Mar 032010
 

Holman Jenkins points out how President Obama and the Democrats are desperately avoiding the one reform that might actually do something to bring down health care costs and make health care insurance available to more people. They are rushing to enact the worst possible system before people get it into their heads to enact the reforms that would create the competition for health insurance companies that Democrats claim to want (but don’t really). Such reforms could have been part of a grand compromise, but Obama and the Democrats don’t want a health care system that the people would want:

Here, Mr. Obama squanders the opportunity his presidency represented. For it’s entirely possible to visualize incorporating this insight about the proper role of insurance with a system of guaranteed coverage and individual mandates à la ObamaCare, and indeed back when Mr. Obama was believed to be smart, we would have guessed this was the direction in which he would head.

But Mr. Jenkins is slightly off target. I don’t think it’s really the case that President Obama lacks intelligence. True, he’s acting rather unintelligent about this issue, but I think it’s just an act.
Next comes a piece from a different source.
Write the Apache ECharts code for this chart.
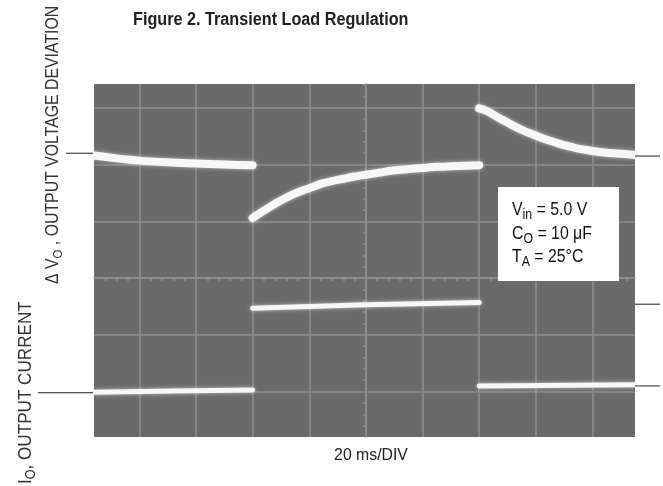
<!DOCTYPE html>
<html>
<head>
<meta charset="utf-8">
<script src="https://cdn.jsdelivr.net/npm/echarts@6/dist/echarts.min.js"></script>
<style>
html,body{margin:0;padding:0;background:#fff;}
#c{width:663px;height:486px;}
</style>
</head>
<body>
<div id="c"></div>
<script>
// ---- data (time in ms, amplitude in scope divisions) ----
const voltTime1 = [-96, -88, -80, -70, -60, -50, -40];
const voltVals1 = [2.16, 2.11, 2.07, 2.04, 2.02, 2.00, 1.99];
const voltTime2 = [-40, -37, -34, -31, -28, -25, -22, -19, -16, -12, -8, -4, 0, 5, 10, 15, 20, 25, 30, 35, 40];
const voltVals2 = [1.06, 1.16, 1.25, 1.34, 1.42, 1.49, 1.55, 1.60, 1.66, 1.71, 1.75, 1.79, 1.82, 1.86, 1.90, 1.92, 1.94, 1.96, 1.97, 1.98, 1.99];
const voltTime3 = [40, 42, 44, 47, 50, 53, 56, 59, 62, 65, 68, 71, 75, 80, 85, 90, 95];
const voltVals3 = [2.99, 2.96, 2.91, 2.82, 2.74, 2.66, 2.59, 2.53, 2.47, 2.42, 2.37, 2.33, 2.28, 2.24, 2.21, 2.19, 2.17];
const currTime1 = [-96, -68, -40];
const currVals1 = [-2.01, -1.99, -1.97];
const currTime2 = [-40, 0, 40];
const currVals2 = [-0.53, -0.47, -0.43];
const currTime3 = [40, 95];
const currVals3 = [-1.90, -1.88];
const rightLevels = [2.15, -0.46, -1.90];
const leftLevels = [2.20, -2.02];
const titleText = 'Figure 2. Transient Load Regulation';
const xLabel = '20 ms/DIV';

function seg(ts, vs) { return ts.map((t, i) => [t, vs[i]]); }
function joinSegs(list) {
  const out = [];
  list.forEach((s, i) => { if (i) out.push([s[0][0], null]); out.push(...s); });
  return out;
}
const voltData = joinSegs([seg(voltTime1, voltVals1), seg(voltTime2, voltVals2), seg(voltTime3, voltVals3)]);
const currData = joinSegs([seg(currTime1, currVals1), seg(currTime2, currVals2), seg(currTime3, currVals3)]);

const FONT = 'Liberation Sans, Arial, sans-serif';
const gridCol = '#8f8f8f';
const chart = echarts.init(document.getElementById('c'), null, {renderer: 'canvas'});
const traceStyle = (w) => ({color: '#f7f7f7', width: w, cap: 'round', join: 'round',
  shadowColor: 'rgba(255,255,255,0.55)', shadowBlur: 4});

chart.setOption({
  animation: false,
  backgroundColor: '#ffffff',
  grid: {left: 94, top: 84, width: 541, height: 353, show: true, backgroundColor: '#6a6a6a', borderWidth: 0},
  xAxis: {
    type: 'value', min: -96, max: 95, splitNumber: 10,
    axisLine: {show: true, onZero: true, lineStyle: {color: gridCol, width: 1.5}},
    axisTick: {show: false},
    minorTick: {show: true, splitNumber: 5, length: 3, lineStyle: {color: gridCol, width: 1.5}},
    axisLabel: {show: false},
    splitLine: {show: true, showMinLine: false, showMaxLine: false, lineStyle: {color: gridCol, width: 1.5}}
  },
  yAxis: {
    type: 'value', min: -2.8, max: 3.42, splitNumber: 6,
    axisLine: {show: true, onZero: true, lineStyle: {color: gridCol, width: 1.5}},
    axisTick: {show: false},
    minorTick: {show: true, splitNumber: 5, length: 3, lineStyle: {color: gridCol, width: 1.5}},
    axisLabel: {show: false},
    splitLine: {show: true, showMinLine: false, showMaxLine: false, lineStyle: {color: gridCol, width: 1.5}}
  },
  series: [
    {type: 'line', data: voltData, showSymbol: false, smooth: 0.25, connectNulls: false, lineStyle: traceStyle(8), silent: true},
    {type: 'line', data: currData, showSymbol: false, connectNulls: false, lineStyle: traceStyle(5), silent: true}
  ]
});

const px = (x, y) => chart.convertToPixel({gridIndex: 0}, [x, y]);
const elements = [];
// title and x label
elements.push({type: 'text', x: 133, y: 20, scaleX: 0.9, style: {text: titleText, font: 'bold 18px ' + FONT, fill: '#222', textAlign: 'left', textVerticalAlign: 'middle'}});
elements.push({type: 'text', x: 371, y: 455, scaleX: 0.93, style: {text: xLabel, font: '17px ' + FONT, fill: '#222', textAlign: 'center', textVerticalAlign: 'middle'}});
// rotated axis labels
const sideRich = (m, s, pad) => ({m: {font: m + 'px ' + FONT, fill: '#333', lineHeight: 24}, s: {font: s + 'px ' + FONT, fill: '#333', lineHeight: s, verticalAlign: 'bottom', padding: [pad, 0, 0, 0]}});
elements.push({type: 'text', x: 53, y: 284, rotation: Math.PI / 2, scaleX: 0.88, style: {
  text: '{m|Δ V}{s|O}{m| , OUTPUT VOLTAGE DEVIATION}', textAlign: 'left', textVerticalAlign: 'middle',
  rich: sideRich(18, 13, 11)
}});
elements.push({type: 'text', x: 26, y: 484, rotation: Math.PI / 2, scaleX: 0.9, style: {
  text: '{m|I}{s|O}{m|, OUTPUT CURRENT}', textAlign: 'left', textVerticalAlign: 'middle',
  rich: sideRich(19, 14, 10)
}});
// level marker lines
const left = px(-96, 0)[0], right = px(95, 0)[0];
rightLevels.forEach(v => { const y = px(0, v)[1]; elements.push({type: 'line', z: 100, shape: {x1: right, y1: y, x2: right + 25, y2: y}, style: {stroke: '#222', lineWidth: 1}}); });
const leftStarts = [66, 38];
leftLevels.forEach((v, i) => { const y = px(0, v)[1]; elements.push({type: 'line', z: 100, shape: {x1: leftStarts[i], y1: y, x2: left - 1, y2: y}, style: {stroke: '#222', lineWidth: 1}}); });
// conditions box
elements.push({type: 'rect', z: 100, shape: {x: 498, y: 187, width: 121, height: 94}, style: {fill: '#fff'}});
const boxRich = {m: {font: '18px ' + FONT, fill: '#111', lineHeight: 23.5}, s: {font: '14px ' + FONT, fill: '#111', lineHeight: 14, verticalAlign: 'bottom', padding: [9, 0, 0, 0]}};
elements.push({type: 'text', z: 101, x: 512, y: 234, scaleX: 0.88, style: {
  text: '{m|V}{s|in}{m| = 5.0 V}\n{m|C}{s|O}{m| = 10 μF}\n{m|T}{s|A}{m| = 25°C}', textAlign: 'left', textVerticalAlign: 'middle', rich: boxRich
}});
chart.setOption({graphic: {elements: elements}});
</script>
</body>
</html>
The problem is that Democrats feel threatened whenever people make their own choices. They are desperately afraid that people will find out that markets can accomplish most of our health care objectives, so do what they can to disable them or corrupt them to keep them from working.

They dislike choice, whether it’s a grandma who apprehends an armed rapist instead of letting the police handle it, or customers who want to buy fresh food from their Amish neighbors, or parents who want to choose the schools for their children. They especially dislike the idea of people making important health care choices. Those are especially dangerous decisions to allow people to make, because they are consequential decisions. (At one time I thought there was an exception to this rule. I thought they wanted people to have the right to choose when it came to abortion and drugs. But with the Sarah Palin candidacy we learned that their idea of abortion choice was limited to only one choice. I’m not sure about recreational drugs. Maybe that’s still an exception to the rule.)

If there are Ten Commandments of the left, here is Commandment #1 (with apologies to Martin Luther’s Small Catechism):

  • Thou shalt have no other gods before the Great God, the State.
  • What does this mean? We should fear, loathe, and distrust markets above all things.